→ **Set task**
Extract exactly those lines that lie between the start of the material and the line with "const yTickValues = [0, 0.01, 0.02, 0.03, 0.04, 0.05, 0.06];", including both boundary lines and no others.

>> Start Data shown

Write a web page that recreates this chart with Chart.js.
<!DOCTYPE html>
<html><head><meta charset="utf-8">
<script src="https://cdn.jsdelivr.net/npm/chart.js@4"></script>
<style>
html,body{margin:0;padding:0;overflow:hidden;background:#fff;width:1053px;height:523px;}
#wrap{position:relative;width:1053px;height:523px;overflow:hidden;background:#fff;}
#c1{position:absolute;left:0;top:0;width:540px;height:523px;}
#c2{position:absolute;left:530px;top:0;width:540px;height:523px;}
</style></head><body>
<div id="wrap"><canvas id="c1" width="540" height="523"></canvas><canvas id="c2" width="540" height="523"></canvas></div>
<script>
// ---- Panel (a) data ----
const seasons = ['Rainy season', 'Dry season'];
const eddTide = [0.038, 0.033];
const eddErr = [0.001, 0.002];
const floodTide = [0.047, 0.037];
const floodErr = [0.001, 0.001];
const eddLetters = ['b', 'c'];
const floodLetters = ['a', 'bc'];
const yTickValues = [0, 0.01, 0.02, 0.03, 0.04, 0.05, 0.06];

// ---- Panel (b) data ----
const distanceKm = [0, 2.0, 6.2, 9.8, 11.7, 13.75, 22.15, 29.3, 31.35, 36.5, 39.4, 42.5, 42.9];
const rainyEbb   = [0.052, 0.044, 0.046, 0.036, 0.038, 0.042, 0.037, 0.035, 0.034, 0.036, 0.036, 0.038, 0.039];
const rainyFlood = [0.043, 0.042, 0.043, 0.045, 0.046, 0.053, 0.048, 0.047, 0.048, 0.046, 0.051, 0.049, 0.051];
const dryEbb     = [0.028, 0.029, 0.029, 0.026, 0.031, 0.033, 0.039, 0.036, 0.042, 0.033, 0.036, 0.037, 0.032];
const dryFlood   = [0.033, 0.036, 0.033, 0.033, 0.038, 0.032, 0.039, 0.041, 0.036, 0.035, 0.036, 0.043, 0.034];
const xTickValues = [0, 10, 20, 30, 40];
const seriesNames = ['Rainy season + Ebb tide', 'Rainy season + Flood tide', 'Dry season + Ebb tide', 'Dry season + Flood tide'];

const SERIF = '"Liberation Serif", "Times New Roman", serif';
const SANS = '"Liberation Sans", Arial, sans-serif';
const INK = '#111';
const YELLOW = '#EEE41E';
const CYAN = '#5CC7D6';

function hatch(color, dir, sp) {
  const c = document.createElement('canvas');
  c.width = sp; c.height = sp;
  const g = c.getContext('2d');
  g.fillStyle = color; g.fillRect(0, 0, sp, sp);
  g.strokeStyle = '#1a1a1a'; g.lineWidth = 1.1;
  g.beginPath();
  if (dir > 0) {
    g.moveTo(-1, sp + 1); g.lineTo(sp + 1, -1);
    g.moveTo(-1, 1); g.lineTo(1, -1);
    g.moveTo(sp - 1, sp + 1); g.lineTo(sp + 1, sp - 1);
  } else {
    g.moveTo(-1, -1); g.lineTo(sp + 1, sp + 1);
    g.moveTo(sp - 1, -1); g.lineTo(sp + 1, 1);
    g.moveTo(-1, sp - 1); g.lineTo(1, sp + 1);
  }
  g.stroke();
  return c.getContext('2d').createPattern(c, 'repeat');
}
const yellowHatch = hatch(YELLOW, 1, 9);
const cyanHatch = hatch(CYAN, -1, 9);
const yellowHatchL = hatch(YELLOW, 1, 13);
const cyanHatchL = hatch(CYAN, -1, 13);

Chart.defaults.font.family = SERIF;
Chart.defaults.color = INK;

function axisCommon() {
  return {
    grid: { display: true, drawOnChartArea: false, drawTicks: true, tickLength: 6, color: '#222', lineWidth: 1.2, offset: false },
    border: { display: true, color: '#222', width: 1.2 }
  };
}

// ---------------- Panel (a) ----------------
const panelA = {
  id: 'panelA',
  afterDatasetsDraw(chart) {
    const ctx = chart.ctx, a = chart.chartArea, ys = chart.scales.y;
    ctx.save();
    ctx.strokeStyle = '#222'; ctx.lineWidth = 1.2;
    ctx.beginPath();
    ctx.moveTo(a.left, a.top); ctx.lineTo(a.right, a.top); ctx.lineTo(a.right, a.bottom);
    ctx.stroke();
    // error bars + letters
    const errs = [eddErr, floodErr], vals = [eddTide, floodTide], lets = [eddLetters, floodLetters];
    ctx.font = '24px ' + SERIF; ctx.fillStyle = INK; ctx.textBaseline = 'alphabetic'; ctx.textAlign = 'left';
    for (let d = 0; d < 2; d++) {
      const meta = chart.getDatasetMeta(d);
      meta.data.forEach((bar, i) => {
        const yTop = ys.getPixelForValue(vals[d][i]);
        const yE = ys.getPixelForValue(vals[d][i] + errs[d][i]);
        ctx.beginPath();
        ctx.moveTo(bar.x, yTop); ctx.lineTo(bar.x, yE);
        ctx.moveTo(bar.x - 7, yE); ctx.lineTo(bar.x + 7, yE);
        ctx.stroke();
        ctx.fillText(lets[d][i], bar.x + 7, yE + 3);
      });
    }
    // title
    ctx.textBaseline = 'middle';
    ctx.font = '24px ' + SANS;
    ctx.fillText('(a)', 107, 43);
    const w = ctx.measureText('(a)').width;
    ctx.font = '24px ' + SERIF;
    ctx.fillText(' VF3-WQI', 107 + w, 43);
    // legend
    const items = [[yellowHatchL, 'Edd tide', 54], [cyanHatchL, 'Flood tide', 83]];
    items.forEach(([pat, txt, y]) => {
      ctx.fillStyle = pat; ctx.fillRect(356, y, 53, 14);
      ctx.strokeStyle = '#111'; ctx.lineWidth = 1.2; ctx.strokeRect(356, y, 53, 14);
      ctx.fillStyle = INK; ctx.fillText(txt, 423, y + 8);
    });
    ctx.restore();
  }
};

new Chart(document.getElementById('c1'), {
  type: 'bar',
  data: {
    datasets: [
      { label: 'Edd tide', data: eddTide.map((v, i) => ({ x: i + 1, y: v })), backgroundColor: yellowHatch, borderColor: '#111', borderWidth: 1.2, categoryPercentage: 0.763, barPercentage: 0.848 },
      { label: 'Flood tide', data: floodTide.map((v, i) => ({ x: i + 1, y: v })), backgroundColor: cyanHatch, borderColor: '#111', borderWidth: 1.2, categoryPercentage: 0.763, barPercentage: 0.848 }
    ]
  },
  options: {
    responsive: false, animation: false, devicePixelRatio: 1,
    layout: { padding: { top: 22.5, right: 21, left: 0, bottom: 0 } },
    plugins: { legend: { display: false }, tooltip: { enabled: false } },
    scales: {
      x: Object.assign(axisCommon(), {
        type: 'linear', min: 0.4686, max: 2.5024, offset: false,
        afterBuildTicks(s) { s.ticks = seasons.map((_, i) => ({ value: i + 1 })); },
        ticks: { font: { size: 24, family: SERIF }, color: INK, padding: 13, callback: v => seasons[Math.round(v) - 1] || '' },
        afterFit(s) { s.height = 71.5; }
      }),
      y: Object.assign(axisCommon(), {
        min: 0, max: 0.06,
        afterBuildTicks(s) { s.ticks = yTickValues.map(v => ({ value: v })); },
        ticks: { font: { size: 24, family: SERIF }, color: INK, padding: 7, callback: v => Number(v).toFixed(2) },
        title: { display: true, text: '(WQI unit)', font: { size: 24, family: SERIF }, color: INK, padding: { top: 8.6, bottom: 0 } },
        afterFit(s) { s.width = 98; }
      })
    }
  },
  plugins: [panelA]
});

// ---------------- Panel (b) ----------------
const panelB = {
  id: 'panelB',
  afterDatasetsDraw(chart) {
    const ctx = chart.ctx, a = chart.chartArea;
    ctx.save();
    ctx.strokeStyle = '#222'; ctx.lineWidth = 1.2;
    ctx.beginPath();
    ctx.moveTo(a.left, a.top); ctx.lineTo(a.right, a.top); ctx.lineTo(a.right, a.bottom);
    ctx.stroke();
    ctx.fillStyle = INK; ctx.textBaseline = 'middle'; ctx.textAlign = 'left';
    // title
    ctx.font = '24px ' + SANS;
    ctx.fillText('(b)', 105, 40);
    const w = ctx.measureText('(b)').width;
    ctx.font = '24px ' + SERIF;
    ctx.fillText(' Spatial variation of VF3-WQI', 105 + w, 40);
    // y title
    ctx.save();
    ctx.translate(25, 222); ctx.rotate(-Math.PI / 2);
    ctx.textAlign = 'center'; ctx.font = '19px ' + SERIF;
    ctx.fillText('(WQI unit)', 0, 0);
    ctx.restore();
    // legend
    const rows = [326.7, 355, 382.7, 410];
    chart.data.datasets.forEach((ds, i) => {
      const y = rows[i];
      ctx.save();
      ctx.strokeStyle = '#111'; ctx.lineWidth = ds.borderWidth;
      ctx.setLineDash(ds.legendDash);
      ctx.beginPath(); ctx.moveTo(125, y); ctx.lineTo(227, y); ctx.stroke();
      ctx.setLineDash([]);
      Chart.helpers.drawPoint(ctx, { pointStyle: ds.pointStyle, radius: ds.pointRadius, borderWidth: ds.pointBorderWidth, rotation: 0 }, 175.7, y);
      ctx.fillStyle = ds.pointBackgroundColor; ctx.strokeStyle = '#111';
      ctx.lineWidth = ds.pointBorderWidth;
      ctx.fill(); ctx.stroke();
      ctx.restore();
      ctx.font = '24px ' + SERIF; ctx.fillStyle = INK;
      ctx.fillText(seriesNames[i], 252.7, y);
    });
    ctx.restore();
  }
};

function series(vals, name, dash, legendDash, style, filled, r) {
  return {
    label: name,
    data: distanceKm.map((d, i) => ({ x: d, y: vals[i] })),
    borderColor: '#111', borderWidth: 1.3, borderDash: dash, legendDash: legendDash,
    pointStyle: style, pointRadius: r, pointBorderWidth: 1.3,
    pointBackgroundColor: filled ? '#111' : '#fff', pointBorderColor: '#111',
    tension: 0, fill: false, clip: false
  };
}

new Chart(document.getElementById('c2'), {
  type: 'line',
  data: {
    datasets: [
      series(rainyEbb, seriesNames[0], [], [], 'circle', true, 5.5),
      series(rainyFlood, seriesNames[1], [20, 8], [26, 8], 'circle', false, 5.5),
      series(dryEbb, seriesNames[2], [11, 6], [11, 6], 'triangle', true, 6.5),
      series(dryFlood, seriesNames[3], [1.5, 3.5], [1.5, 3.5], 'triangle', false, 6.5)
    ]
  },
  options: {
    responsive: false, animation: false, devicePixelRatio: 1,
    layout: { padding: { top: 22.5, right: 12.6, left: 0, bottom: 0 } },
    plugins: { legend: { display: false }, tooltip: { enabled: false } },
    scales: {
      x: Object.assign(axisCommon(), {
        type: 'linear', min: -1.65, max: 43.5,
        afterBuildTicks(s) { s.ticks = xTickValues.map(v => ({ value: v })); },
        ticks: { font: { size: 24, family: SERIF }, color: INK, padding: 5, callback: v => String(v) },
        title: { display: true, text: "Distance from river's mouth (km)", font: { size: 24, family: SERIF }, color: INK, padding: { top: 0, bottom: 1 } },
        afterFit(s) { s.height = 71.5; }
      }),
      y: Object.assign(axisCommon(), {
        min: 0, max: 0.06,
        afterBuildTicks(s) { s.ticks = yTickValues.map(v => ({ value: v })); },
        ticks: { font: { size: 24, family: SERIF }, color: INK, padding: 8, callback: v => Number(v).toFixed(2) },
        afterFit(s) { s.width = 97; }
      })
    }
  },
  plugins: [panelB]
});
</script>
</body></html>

>> End Data shown

→ **Finished task**
Write a web page that recreates this chart with Chart.js.
<!DOCTYPE html>
<html><head><meta charset="utf-8">
<script src="https://cdn.jsdelivr.net/npm/chart.js@4"></script>
<style>
html,body{margin:0;padding:0;overflow:hidden;background:#fff;width:1053px;height:523px;}
#wrap{position:relative;width:1053px;height:523px;overflow:hidden;background:#fff;}
#c1{position:absolute;left:0;top:0;width:540px;height:523px;}
#c2{position:absolute;left:530px;top:0;width:540px;height:523px;}
</style></head><body>
<div id="wrap"><canvas id="c1" width="540" height="523"></canvas><canvas id="c2" width="540" height="523"></canvas></div>
<script>
// ---- Panel (a) data ----
const seasons = ['Rainy season', 'Dry season'];
const eddTide = [0.038, 0.033];
const eddErr = [0.001, 0.002];
const floodTide = [0.047, 0.037];
const floodErr = [0.001, 0.001];
const eddLetters = ['b', 'c'];
const floodLetters = ['a', 'bc'];
const yTickValues = [0, 0.01, 0.02, 0.03, 0.04, 0.05, 0.06];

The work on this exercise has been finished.